__Exercise aim__.
Do not repeat pictures. Repeat exactly the lines of the listing below from its first line through the line with "plt.rcParams['font.family'] = ['Liberation".
- - - - - - -
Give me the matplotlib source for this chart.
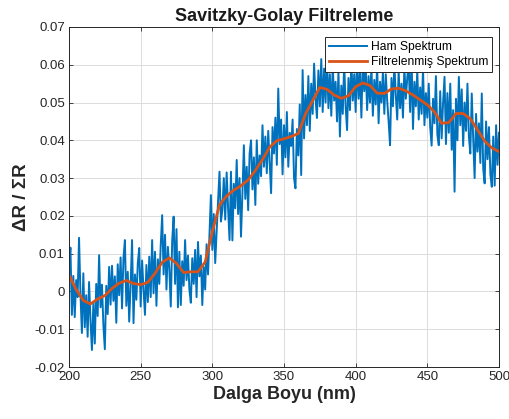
import numpy as np
import matplotlib
matplotlib.use("Agg")
import matplotlib.pyplot as plt

plt.rcParams['font.family'] = ['Liberation Sans', 'DejaVu Sans']

# Raw spectrum, one sample per nm (values x 1e-3)
wavelength = np.arange(200, 501)
ham_milli = [
    7.2, 11.6, -6.2, 4.1, -6.8, 3.0, -1.5, 14.2, -0.8, -11.0,
    4.8, -9.5, -1.0, -12.0, 2.5, -7.8, -15.5, -3.0, -13.8, 2.0,
    -6.5, 9.6, -4.2, 1.8, -9.0, -15.3, 1.5, -6.0, 6.5, -3.5,
    6.8, -2.5, 4.0, -8.3, 7.2, -1.0, 9.0, -4.5, 8.8, 13.6,
    -3.8, 5.2, -8.0, 2.0, 13.6, -8.4, 4.5, -2.2, 7.5, 11.5,
    -4.0, 8.2, 0.5, -6.2, 7.0, -2.8, 9.2, -1.5, 13.6, -0.5,
    10.5, -3.8, 8.5, 2.0, 12.2, 20.2, 4.5, 15.0, 0.5, 11.8,
    6.0, -4.0, 13.5, 19.8, 2.0, 16.5, -4.2, 10.5, -3.6, 8.0,
    1.5, 13.6, 3.0, 9.5, 0.5, -3.0, 8.8, 2.0, 11.0, -1.5,
    13.1, 4.0, 9.5, -3.6, 6.5, 0.5, 12.5, 4.5, 15.0, 25.5,
    11.0, 20.5, 7.5, 16.0, 24.0, 31.7, 18.5, 21.5, 30.0, 19.0,
    31.5, 22.0, 13.6, 31.7, 13.5, 28.5, 22.0, 34.8, 20.5, 30.0,
    14.5, 26.0, 38.7, 24.5, 33.0, 21.5, 36.5, 40.0, 27.0, 35.5,
    22.9, 40.0, 28.5, 36.0, 30.5, 44.0, 33.0, 41.0, 31.3, 42.5,
    34.0, 26.0, 43.5, 36.5, 46.0, 33.5, 53.7, 39.0, 45.5, 31.0,
    44.0, 35.5, 47.5, 33.0, 42.0, 38.5, 45.5, 30.0, 27.3, 43.0,
    36.0, 49.5, 30.8, 58.6, 40.5, 52.0, 44.0, 57.0, 42.5, 55.0,
    47.0, 60.3, 51.0, 45.9, 58.5, 49.0, 61.5, 47.5, 59.0, 50.0,
    62.0, 48.5, 57.5, 46.5, 60.0, 50.5, 55.5, 45.0, 58.5, 41.0,
    54.5, 47.0, 60.5, 49.0, 42.7, 56.5, 48.0, 61.0, 50.5, 57.5,
    47.5, 62.0, 51.0, 58.0, 46.0, 61.5, 53.0, 59.5, 48.0, 57.0,
    50.0, 59.5, 46.5, 56.0, 49.5, 60.0, 44.5, 55.5, 50.0, 58.0,
    47.0, 57.5, 50.5, 45.0, 38.7, 56.5, 49.0, 60.0, 52.0, 45.5,
    58.5, 48.5, 55.0, 46.0, 59.5, 51.0, 56.5, 60.5, 47.5, 62.0,
    43.0, 55.5, 49.0, 58.5, 45.5, 54.0, 47.0, 59.0, 44.0, 52.5,
    46.0, 55.0, 43.5, 38.6, 51.0, 44.5, 57.0, 41.5, 38.7, 53.0,
    40.5, 50.0, 56.8, 39.0, 52.5, 42.0, 55.0, 37.5, 48.0, 26.4,
    51.0, 40.0, 56.8, 44.0, 53.5, 38.5, 50.0, 42.5, 55.0, 41.0,
    36.5, 52.4, 40.5, 30.0, 47.0, 37.0, 44.5, 34.0, 52.4, 32.5,
    28.6, 45.0, 35.0, 43.5, 31.0, 27.7, 41.0, 28.0, 44.0, 33.5,
    42.0,
]

# Savitzky-Golay output, sampled every 5 nm (values x 1e-3)
filt_wavelength = np.arange(200, 501, 5)
filt_milli = [
    4.3, 0.5, -2.4, -3.3, -2.0, -1.1, 0.8, 2.2, 2.9, 2.1,
    1.8, 2.4, 4.8, 7.7, 8.9, 7.4, 5.0, 5.2, 5.2, 7.8,
    15.8, 22.9, 25.3, 26.8, 28.0, 29.5, 32.0, 34.9, 38.2, 39.9,
    40.4, 41.0, 41.8, 47.0, 50.5, 54.0, 53.5, 52.0, 51.1, 51.8,
    54.2, 55.2, 54.5, 52.5, 52.4, 53.6, 53.8, 53.1, 52.0, 50.7,
    49.4, 47.5, 44.5, 44.7, 47.1, 47.1, 45.7, 42.8, 39.8, 38.0,
    37.0,
]

ham = np.array(ham_milli) * 1e-3
filtered = np.array(filt_milli) * 1e-3

fig = plt.figure(figsize=(5.10, 4.19), dpi=100)
ax = fig.add_axes([0.1353, 0.1241, 0.8431, 0.8115])

ax.plot(wavelength, ham, color='#0072BD', linewidth=1.4, label='Ham Spektrum')
ax.plot(filt_wavelength, filtered, color='#D95319', linewidth=2.0,
        label='Filtrelenmiş Spektrum')

ax.set_xlim(200, 500)
ax.set_ylim(-0.02, 0.07)
ax.set_xticks(np.arange(200, 501, 50))
ax.set_yticks(np.arange(-0.02, 0.0701, 0.01))
ax.set_yticklabels(['-0.02', '-0.01', '0', '0.01', '0.02', '0.03',
                    '0.04', '0.05', '0.06', '0.07'])

ax.grid(True, color='#DCDCDC', linewidth=0.7)
ax.set_axisbelow(True)
ax.tick_params(direction='in', length=3, width=0.6, labelsize=9.5,
               colors='#262626', top=True, right=True, labeltop=False,
               labelright=False, pad=3)
for s in ax.spines.values():
    s.set_color('#262626')
    s.set_linewidth(0.7)

ax.set_title('Savitzky-Golay Filtreleme', fontsize=13, fontweight='bold',
             color='#1a1a1a', pad=4)
ax.set_xlabel('Dalga Boyu (nm)', fontsize=13, fontweight='bold',
              color='#262626', labelpad=2)
ax.set_ylabel('ΔR / ΣR', fontsize=13.5, fontweight='bold',
              color='#262626', labelpad=3)

leg = ax.legend(loc='upper right', bbox_to_anchor=(0.984, 0.972),
                fontsize=8.7, frameon=True, fancybox=False, framealpha=1,
                borderpad=0.35, labelspacing=0.25, handlelength=3.1,
                handletextpad=0.3, borderaxespad=0)
leg.get_frame().set_edgecolor('#262626')
leg.get_frame().set_linewidth(0.7)

fig.savefig('out.png', dpi=100)
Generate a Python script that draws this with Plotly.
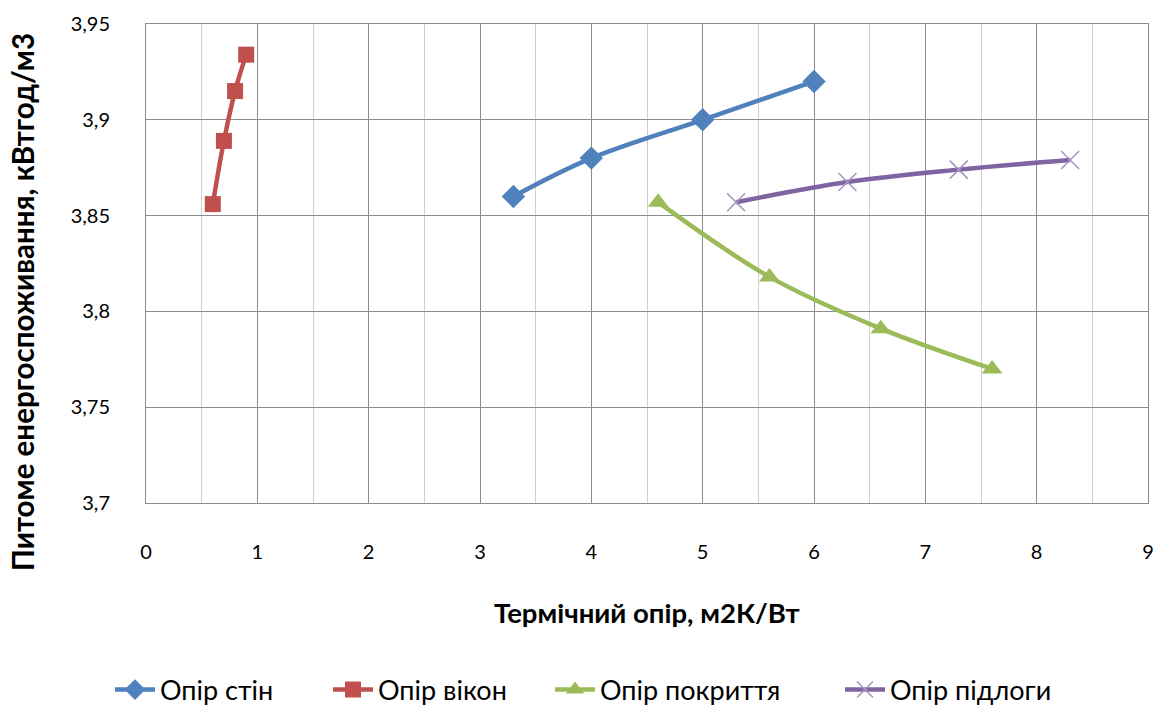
import plotly.graph_objects as go

walls_x = [3.3, 4, 5, 6]
walls_y = [3.86, 3.88, 3.90, 3.92]
windows_x = [0.6, 0.7, 0.8, 0.9]
windows_y = [3.856, 3.889, 3.915, 3.934]
roof_x = [4.6, 5.6, 6.6, 7.6]
roof_y = [3.857, 3.818, 3.791, 3.770]
floor_x = [5.3, 6.3, 7.3, 8.3]
floor_y = [3.857, 3.8675, 3.874, 3.879]

names = ["Опір стін", "Опір вікон", "Опір покриття", "Опір підлоги"]
x_ticks = list(range(0, 10))
y_ticks = [3.7, 3.75, 3.8, 3.85, 3.9, 3.95]

FONT = "Lato"
fig = go.Figure()
fig.add_trace(go.Scatter(x=walls_x, y=walls_y, name=names[0], mode="lines+markers", legend="legend",
                         line=dict(color="#4F81BD", width=4.5, shape="spline"),
                         marker=dict(symbol="diamond", size=18, color="#4F81BD")))
fig.add_trace(go.Scatter(x=windows_x, y=windows_y, name=names[1], mode="lines+markers", legend="legend2",
                         line=dict(color="#C0504D", width=4.5, shape="spline"),
                         marker=dict(symbol="square", size=16, color="#C0504D")))
fig.add_trace(go.Scatter(x=roof_x, y=roof_y, name=names[2], mode="lines+markers", legend="legend3",
                         line=dict(color="#9BBB59", width=4.5, shape="spline"),
                         marker=dict(symbol="triangle-up", size=18, color="#9BBB59")))
fig.add_trace(go.Scatter(x=floor_x, y=floor_y, name=names[3], mode="lines+markers", legend="legend4",
                         line=dict(color="#8064A2", width=4.5, shape="spline"),
                         marker=dict(symbol="x-thin", size=18, color="#A593C4",
                                     line=dict(width=1.5, color="#A593C4"))))

def leg(px):
    return dict(orientation="h", xref="container", x=px / 1168, xanchor="left",
                yref="container", y=0.0213, yanchor="middle", bgcolor="rgba(0,0,0,0)",
                font=dict(family=FONT, size=27), itemwidth=40)

fig.update_layout(
    width=1168, height=705,
    margin=dict(l=146, r=20, t=24, b=202, autoexpand=False),
    paper_bgcolor="white", plot_bgcolor="white",
    separators=", ",
    font=dict(family=FONT, size=20, color="#000000"),
    showlegend=True,
    legend=leg(110), legend2=leg(328), legend3=leg(550), legend4=leg(840),
    xaxis=dict(range=[0, 9], tickvals=x_ticks, showgrid=True, gridcolor="#8C8C8C", gridwidth=1,
               minor=dict(dtick=0.5, showgrid=True, gridcolor="#CFCFCF", gridwidth=1),
               showline=True, linecolor="#8C8C8C", mirror=True, zeroline=False,
               ticks="", ticklabelstandoff=31, tickfont=dict(size=20, family=FONT)),
    yaxis=dict(range=[3.7, 3.95], tickvals=y_ticks, showgrid=True, gridcolor="#8C8C8C", gridwidth=1,
               showline=True, linecolor="#8C8C8C", mirror=True, zeroline=False,
               ticks="", ticklabelstandoff=31, tickformat=".2~f", tickfont=dict(size=20, family=FONT)),
    annotations=[
        dict(text="<b>Термічний опір, м2К/Вт</b>", xref="paper", yref="paper",
             x=0.5, y=-0.2276, xanchor="center", yanchor="middle", showarrow=False,
             font=dict(size=27.5, family=FONT)),
        dict(text="<b>Питоме енергоспоживання, кВтгод/м3</b>", xref="paper", yref="paper",
             x=-0.1225, y=0.42, xanchor="center", yanchor="middle", textangle=-90, showarrow=False,
             font=dict(size=29.5, family=FONT)),
    ],
)

fig.write_html("out.html")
- - - - - - -
__Correct response__.
Give me the matplotlib source for this chart.
import numpy as np
import matplotlib
matplotlib.use("Agg")
import matplotlib.pyplot as plt

plt.rcParams['font.family'] = ['Liberation Sans', 'DejaVu Sans']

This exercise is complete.